**Exercise prompt**
Repeat verbatim only the lines from the opening of the material below through the one that contains "(0,0) rectangle (1057,460);".

**Data**

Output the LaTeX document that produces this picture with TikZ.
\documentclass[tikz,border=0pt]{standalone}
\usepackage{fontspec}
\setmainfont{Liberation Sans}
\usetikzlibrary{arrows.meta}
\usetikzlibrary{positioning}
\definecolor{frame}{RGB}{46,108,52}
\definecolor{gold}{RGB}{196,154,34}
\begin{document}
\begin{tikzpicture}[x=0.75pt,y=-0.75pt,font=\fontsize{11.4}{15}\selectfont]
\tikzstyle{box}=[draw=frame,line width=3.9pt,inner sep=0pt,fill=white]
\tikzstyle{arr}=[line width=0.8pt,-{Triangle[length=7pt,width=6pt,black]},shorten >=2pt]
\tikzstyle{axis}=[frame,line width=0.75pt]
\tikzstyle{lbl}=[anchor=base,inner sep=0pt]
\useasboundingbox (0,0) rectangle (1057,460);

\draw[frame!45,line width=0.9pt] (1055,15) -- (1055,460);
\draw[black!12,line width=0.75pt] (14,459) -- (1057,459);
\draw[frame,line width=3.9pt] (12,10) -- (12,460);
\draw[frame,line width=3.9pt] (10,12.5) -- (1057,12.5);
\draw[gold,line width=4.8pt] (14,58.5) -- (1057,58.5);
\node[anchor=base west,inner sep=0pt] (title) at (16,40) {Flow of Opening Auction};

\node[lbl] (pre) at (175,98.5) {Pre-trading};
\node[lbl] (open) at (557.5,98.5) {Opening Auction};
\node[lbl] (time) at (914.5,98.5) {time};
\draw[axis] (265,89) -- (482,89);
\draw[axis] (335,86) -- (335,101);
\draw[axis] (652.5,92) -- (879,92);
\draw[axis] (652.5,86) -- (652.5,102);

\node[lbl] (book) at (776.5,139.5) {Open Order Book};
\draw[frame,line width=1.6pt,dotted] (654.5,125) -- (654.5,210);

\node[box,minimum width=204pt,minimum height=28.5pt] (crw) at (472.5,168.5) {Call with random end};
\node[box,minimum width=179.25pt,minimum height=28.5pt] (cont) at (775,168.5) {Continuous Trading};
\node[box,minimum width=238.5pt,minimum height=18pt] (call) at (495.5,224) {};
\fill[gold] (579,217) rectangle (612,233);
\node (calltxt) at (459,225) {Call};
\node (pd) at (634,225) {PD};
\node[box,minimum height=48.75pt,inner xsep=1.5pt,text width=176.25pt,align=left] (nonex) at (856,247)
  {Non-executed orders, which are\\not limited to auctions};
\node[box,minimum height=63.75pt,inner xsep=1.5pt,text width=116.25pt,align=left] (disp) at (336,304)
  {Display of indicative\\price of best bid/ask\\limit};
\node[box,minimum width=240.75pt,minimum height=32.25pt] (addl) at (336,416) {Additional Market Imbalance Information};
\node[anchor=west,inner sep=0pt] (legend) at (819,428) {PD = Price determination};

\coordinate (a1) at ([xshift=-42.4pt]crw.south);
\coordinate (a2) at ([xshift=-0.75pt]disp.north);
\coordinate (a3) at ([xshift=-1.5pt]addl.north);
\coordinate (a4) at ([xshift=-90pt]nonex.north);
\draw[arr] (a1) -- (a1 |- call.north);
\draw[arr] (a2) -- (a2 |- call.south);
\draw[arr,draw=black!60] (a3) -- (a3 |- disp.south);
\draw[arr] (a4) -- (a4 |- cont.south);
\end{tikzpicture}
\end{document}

**Expected answer**
Output the LaTeX document that produces this picture with TikZ.
\documentclass[tikz,border=0pt]{standalone}
\usepackage{fontspec}
\setmainfont{Liberation Sans}
\usetikzlibrary{arrows.meta}
\usetikzlibrary{positioning}
\definecolor{frame}{RGB}{46,108,52}
\definecolor{gold}{RGB}{196,154,34}
\begin{document}
\begin{tikzpicture}[x=0.75pt,y=-0.75pt,font=\fontsize{11.4}{15}\selectfont]
\tikzstyle{box}=[draw=frame,line width=3.9pt,inner sep=0pt,fill=white]
\tikzstyle{arr}=[line width=0.8pt,-{Triangle[length=7pt,width=6pt,black]},shorten >=2pt]
\tikzstyle{axis}=[frame,line width=0.75pt]
\tikzstyle{lbl}=[anchor=base,inner sep=0pt]
\useasboundingbox (0,0) rectangle (1057,460);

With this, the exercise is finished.